In Memory Of My Loving Bird!In memory of my loving Bird!
I had a Bulbul.
28 August 2011, will be a day that i'll never forget.
Accidentally i slept on my little baby bird. Its been two days now and i am still full of tears.
15 days back i rescused her from monkeys(in India Monkeys may roam around just like that) and i never knew that i will be the cause of her death.
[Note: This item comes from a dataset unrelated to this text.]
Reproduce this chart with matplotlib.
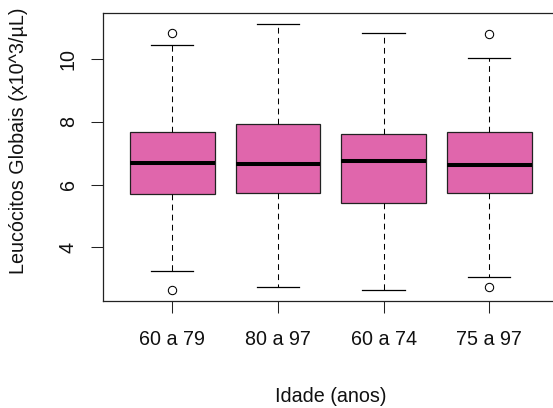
import matplotlib
matplotlib.use("Agg")
import matplotlib.pyplot as plt

plt.rcParams['font.family'] = ['Liberation Sans', 'DejaVu Sans']

# Age groups and five-number summaries of white blood cell counts (x10^3/µL)
groups = ["60 a 79", "80 a 97", "60 a 74", "75 a 97"]
whisker_low = [3.25, 2.73, 2.64, 3.04]
q1 = [5.69, 5.73, 5.42, 5.72]
median = [6.70, 6.65, 6.74, 6.61]
q3 = [7.66, 7.93, 7.62, 7.66]
whisker_high = [10.45, 11.11, 10.84, 10.04]
outliers = [[10.84, 2.64], [], [], [10.79, 2.73]]

yticks = [4, 6, 8, 10]

stats = []
for i, name in enumerate(groups):
    stats.append(dict(label=name, whislo=whisker_low[i], q1=q1[i], med=median[i],
                      q3=q3[i], whishi=whisker_high[i], fliers=outliers[i]))

W, H = 553, 408
fig = plt.figure(figsize=(W / 100, H / 100), dpi=100)
left, right, top, bottom = 103, 558.6, 13.3, 301
ax = fig.add_axes([left / W, 1 - bottom / H, (right - left) / W, (bottom - top) / H])

ax.bxp(stats, positions=range(1, len(groups) + 1), widths=0.8, patch_artist=True,
       boxprops=dict(facecolor="#E066AC", edgecolor="#222222", linewidth=0.9),
       medianprops=dict(color="black", linewidth=2.9, solid_capstyle="butt"),
       whiskerprops=dict(color="black", linewidth=0.75, linestyle=(0, (5.5, 4.2))),
       capprops=dict(color="black", linewidth=0.9),
       capwidths=0.4,
       flierprops=dict(marker="o", markerfacecolor="none", markeredgecolor="black",
                       markersize=6.0, markeredgewidth=0.75))

ax.set_xlim(0.344, 4.656)
ax.set_ylim(2.289, 11.457)
ax.set_yticks(yticks)
ax.set_yticklabels([str(v) for v in yticks])
ax.set_xticks(range(1, len(groups) + 1))
ax.set_xticklabels(groups)

for s in ax.spines.values():
    s.set_linewidth(0.9)
    s.set_color("#222222")

ax.tick_params(axis="both", direction="out", length=8.6, width=0.75, color="#222222",
               labelsize=14.2, labelcolor="#111111")
ax.tick_params(axis="x", pad=12.5)
ax.tick_params(axis="y", pad=9.5)
for lab in ax.get_yticklabels():
    lab.set_rotation(90)
    lab.set_va("center")
    lab.set_ha("right")

ax.set_xlabel("Idade (anos)", fontsize=14.2, color="#111111", va="center")
ax.xaxis.set_label_coords(0.5, -(396 - bottom) / (bottom - top))

# y-axis title: anchored at its first letter, reading upward
fig.text(19 / W, 1 - 274 / H, "Leucócitos Globais (x10^3/µL)", fontsize=14.2,
         color="#111111", rotation=90, rotation_mode="anchor", ha="left", va="center")

fig.savefig("out.png", dpi=100)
I am under such a guilt, i wont be able to forget her lying dead on my bed.
I dont know but since child i have such unconditional nurturing feel for animals, she was very young when i brought her home, she took her first flight right in front of me that day i felt so happy.
Day after day i used to pray for her healthy life but on that day i forgot to pray for her, i never knew that i had to pay such heavily for it.
I used to take her along with me at my office and then back to home, sooner she started recognizing me, she used to retaliate my whistles, she used to fly to me, she was so small that she hardly new how to pick food from her beak.
Due to Air-conditioning in my room i thought that she might need some warmth so one day i brought her to my bed, i used to be careful, we got used to each other, one night my mom entered my room and removed my blanket, picked her up and kept her inside her box. That day i was restless, i didnt sleep properly and kept looking inside the box within small intervals.
Next day she only flew to me for sleep.The process continued for another couple of days.
On 28th August night i was tired and slept early, the little bird was with my mother. After playing with her she safely kept her inside her box sooner she was out of the box. Since she was very young and hardly flew in a proper manner, she was stuck behing the door.
My dog came when he heard this noise, i also woke up and then thought that she might be missing me and so wanted to fly to me for her sleep but due to dark she could navigate so i took her along and slept.
It had been a long day for me and i was very tired, at 2:00 AM i suddenly woke up thinking about my little cute princess and when i turned aroung she was lying dead.
I hate myself for this. I am so much in pain, i just pray to God that her soul finds peace.
I love you wherever you are! Please forgive me.
You will always be in my heart forever.